# Data section
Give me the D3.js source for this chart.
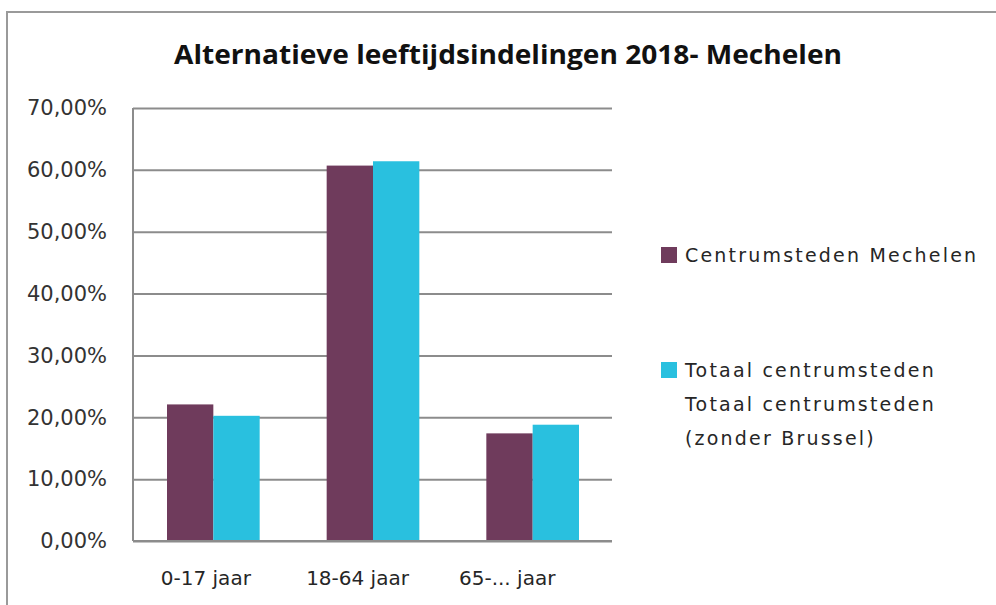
<!DOCTYPE html>
<html>
<head>
<meta charset="utf-8">
<script src="https://cdn.jsdelivr.net/npm/d3@7"></script>
<style>
  body { margin: 0; background: #fff; }
  text { font-family: "DejaVu Sans", sans-serif; fill: #262626; }
</style>
</head>
<body>
<div id="chart"></div>
<script>
const categories = ["0-17 jaar", "18-64 jaar", "65-... jaar"];
const seriesNames = ["Centrumsteden Mechelen", "Totaal centrumsteden"];
const mechelen = [0.2208, 0.6069, 0.1740];
const totaal = [0.2024, 0.6139, 0.1880];
const yTicks = [0, 0.1, 0.2, 0.3, 0.4, 0.5, 0.6, 0.7];
const legendLines = [["Centrumsteden Mechelen"], ["Totaal centrumsteden", "Totaal centrumsteden", "(zonder Brussel)"]];
const colors = ["#6f3b5c", "#29c0df"];

const W = 996, H = 605;
const margin = {top: 108, right: 384, bottom: 64, left: 133};
const width = W - margin.left - margin.right;
const height = H - margin.top - margin.bottom;

const svg = d3.select("#chart").append("svg")
    .attr("width", W)
    .attr("height", H);

// outer frame
svg.append("rect")
    .attr("x", 7).attr("y", 12)
    .attr("width", W + 10).attr("height", H + 10)
    .attr("fill", "#fff")
    .attr("stroke", "#9a9a9a")
    .attr("stroke-width", 2);

svg.append("text")
    .attr("x", 508).attr("y", 64)
    .attr("text-anchor", "middle")
    .attr("textLength", 668)
    .attr("lengthAdjust", "spacingAndGlyphs")
    .style("font-family", "'Open Sans', sans-serif")
    .style("font-weight", "bold")
    .style("font-size", "27px")
    .style("fill", "#111")
    .text("Alternatieve leeftijdsindelingen 2018- Mechelen");

const g = svg.append("g").attr("transform", `translate(${margin.left},${margin.top})`);

const x0 = d3.scaleBand().domain(categories).range([0, width]).paddingInner(0).paddingOuter(0);
const x1 = d3.scaleBand().domain(seriesNames).range([34, x0.bandwidth() - 33]).padding(0);
const y = d3.scaleLinear().domain([0, 0.7]).range([height, 0]);

const yAxis = d3.axisLeft(y)
    .tickValues(yTicks)
    .tickSize(-width)
    .tickPadding(26)
    .tickFormat(d => d3.format(".2f")(d * 100).replace(".", ",") + "%");

g.append("g")
    .attr("class", "y-axis")
    .call(yAxis)
    .call(a => a.select(".domain").remove())
    .call(a => a.selectAll(".tick line").attr("stroke", "#8c8c8c").attr("stroke-width", 2))
    .call(a => a.selectAll(".tick text").style("font-size", "21px").style("fill", "#333").style("font-family", "'DejaVu Sans', sans-serif"));

// left axis line
g.append("line")
    .attr("x1", 0).attr("x2", 0)
    .attr("y1", y(0.7)).attr("y2", y(0))
    .attr("stroke", "#8c8c8c").attr("stroke-width", 2);

const rows = categories.map((c, i) => ({cat: c, vals: [mechelen[i], totaal[i]]}));

const groups = g.selectAll(".grp")
    .data(rows)
    .enter().append("g")
    .attr("class", "grp")
    .attr("transform", d => `translate(${x0(d.cat)},0)`);

groups.selectAll("rect")
    .data(d => d.vals.map((v, k) => ({name: seriesNames[k], v: v, k: k})))
    .enter().append("rect")
    .attr("x", d => x1(d.name))
    .attr("y", d => y(d.v))
    .attr("width", x1.bandwidth())
    .attr("height", d => y(0) - y(d.v))
    .attr("fill", d => colors[d.k]);

// baseline drawn over bars
g.append("line")
    .attr("x1", 0).attr("x2", width)
    .attr("y1", y(0)).attr("y2", y(0))
    .attr("stroke", "#8c8c8c").attr("stroke-width", 2);

const xAxis = d3.axisBottom(x0).tickSize(0).tickPadding(30);
g.append("g")
    .attr("class", "x-axis")
    .attr("transform", `translate(0,${height})`)
    .call(xAxis)
    .call(a => a.select(".domain").remove())
    .call(a => a.selectAll(".tick text")
        .attr("dx", (d, i) => [-7, -15, -25][i])
        .style("font-size", "20px").style("fill", "#262626").style("font-family", "'DejaVu Sans', sans-serif"));

// legend
const legendY = [255, 370];
const legend = svg.append("g").attr("class", "legend");
legendLines.forEach((lines, i) => {
    legend.append("rect")
        .attr("x", 661).attr("y", legendY[i] - 8)
        .attr("width", 16).attr("height", 16)
        .attr("fill", colors[i]);
    lines.forEach((t, j) => {
        legend.append("text")
            .attr("x", 685).attr("y", legendY[i] + j * 34)
            .attr("dominant-baseline", "central")
            .style("font-size", "19px")
            .style("letter-spacing", "2.2px")
            .text(t);
    });
});
</script>
</body>
</html>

# Objective
Reproduce every line exactly and omit all pictures.

# Response to this exercise
Give me the D3.js source for this chart.
<!DOCTYPE html>
<html>
<head>
<meta charset="utf-8">
<script src="https://cdn.jsdelivr.net/npm/d3@7"></script>
<style>
  body { margin: 0; background: #fff; }
  text { font-family: "DejaVu Sans", sans-serif; fill: #262626; }
</style>
</head>
<body>
<div id="chart"></div>
<script>
const categories = ["0-17 jaar", "18-64 jaar", "65-... jaar"];
const seriesNames = ["Centrumsteden Mechelen", "Totaal centrumsteden"];
const mechelen = [0.2208, 0.6069, 0.1740];
const totaal = [0.2024, 0.6139, 0.1880];
const yTicks = [0, 0.1, 0.2, 0.3, 0.4, 0.5, 0.6, 0.7];
const legendLines = [["Centrumsteden Mechelen"], ["Totaal centrumsteden", "Totaal centrumsteden", "(zonder Brussel)"]];
const colors = ["#6f3b5c", "#29c0df"];

const W = 996, H = 605;
const margin = {top: 108, right: 384, bottom: 64, left: 133};
const width = W - margin.left - margin.right;
const height = H - margin.top - margin.bottom;

const svg = d3.select("#chart").append("svg")
    .attr("width", W)
    .attr("height", H);

// outer frame
svg.append("rect")
    .attr("x", 7).attr("y", 12)
    .attr("width", W + 10).attr("height", H + 10)
    .attr("fill", "#fff")
    .attr("stroke", "#9a9a9a")
    .attr("stroke-width", 2);

svg.append("text")
    .attr("x", 508).attr("y", 64)
    .attr("text-anchor", "middle")
    .attr("textLength", 668)
    .attr("lengthAdjust", "spacingAndGlyphs")
    .style("font-family", "'Open Sans', sans-serif")
    .style("font-weight", "bold")
    .style("font-size", "27px")
    .style("fill", "#111")
    .text("Alternatieve leeftijdsindelingen 2018- Mechelen");

const g = svg.append("g").attr("transform", `translate(${margin.left},${margin.top})`);

const x0 = d3.scaleBand().domain(categories).range([0, width]).paddingInner(0).paddingOuter(0);
const x1 = d3.scaleBand().domain(seriesNames).range([34, x0.bandwidth() - 33]).padding(0);
const y = d3.scaleLinear().domain([0, 0.7]).range([height, 0]);

const yAxis = d3.axisLeft(y)
    .tickValues(yTicks)
    .tickSize(-width)
    .tickPadding(26)
    .tickFormat(d => d3.format(".2f")(d * 100).replace(".", ",") + "%");

g.append("g")
    .attr("class", "y-axis")
    .call(yAxis)
    .call(a => a.select(".domain").remove())
    .call(a => a.selectAll(".tick line").attr("stroke", "#8c8c8c").attr("stroke-width", 2))
    .call(a => a.selectAll(".tick text").style("font-size", "21px").style("fill", "#333").style("font-family", "'DejaVu Sans', sans-serif"));

// left axis line
g.append("line")
    .attr("x1", 0).attr("x2", 0)
    .attr("y1", y(0.7)).attr("y2", y(0))
    .attr("stroke", "#8c8c8c").attr("stroke-width", 2);

const rows = categories.map((c, i) => ({cat: c, vals: [mechelen[i], totaal[i]]}));

const groups = g.selectAll(".grp")
    .data(rows)
    .enter().append("g")
    .attr("class", "grp")
    .attr("transform", d => `translate(${x0(d.cat)},0)`);

groups.selectAll("rect")
    .data(d => d.vals.map((v, k) => ({name: seriesNames[k], v: v, k: k})))
    .enter().append("rect")
    .attr("x", d => x1(d.name))
    .attr("y", d => y(d.v))
    .attr("width", x1.bandwidth())
    .attr("height", d => y(0) - y(d.v))
    .attr("fill", d => colors[d.k]);

// baseline drawn over bars
g.append("line")
    .attr("x1", 0).attr("x2", width)
    .attr("y1", y(0)).attr("y2", y(0))
    .attr("stroke", "#8c8c8c").attr("stroke-width", 2);

const xAxis = d3.axisBottom(x0).tickSize(0).tickPadding(30);
g.append("g")
    .attr("class", "x-axis")
    .attr("transform", `translate(0,${height})`)
    .call(xAxis)
    .call(a => a.select(".domain").remove())
    .call(a => a.selectAll(".tick text")
        .attr("dx", (d, i) => [-7, -15, -25][i])
        .style("font-size", "20px").style("fill", "#262626").style("font-family", "'DejaVu Sans', sans-serif"));

// legend
const legendY = [255, 370];
const legend = svg.append("g").attr("class", "legend");
legendLines.forEach((lines, i) => {
    legend.append("rect")
        .attr("x", 661).attr("y", legendY[i] - 8)
        .attr("width", 16).attr("height", 16)
        .attr("fill", colors[i]);
    lines.forEach((t, j) => {
        legend.append("text")
            .attr("x", 685).attr("y", legendY[i] + j * 34)
            .attr("dominant-baseline", "central")
            .style("font-size", "19px")
            .style("letter-spacing", "2.2px")
            .text(t);
    });
});
</script>
</body>
</html>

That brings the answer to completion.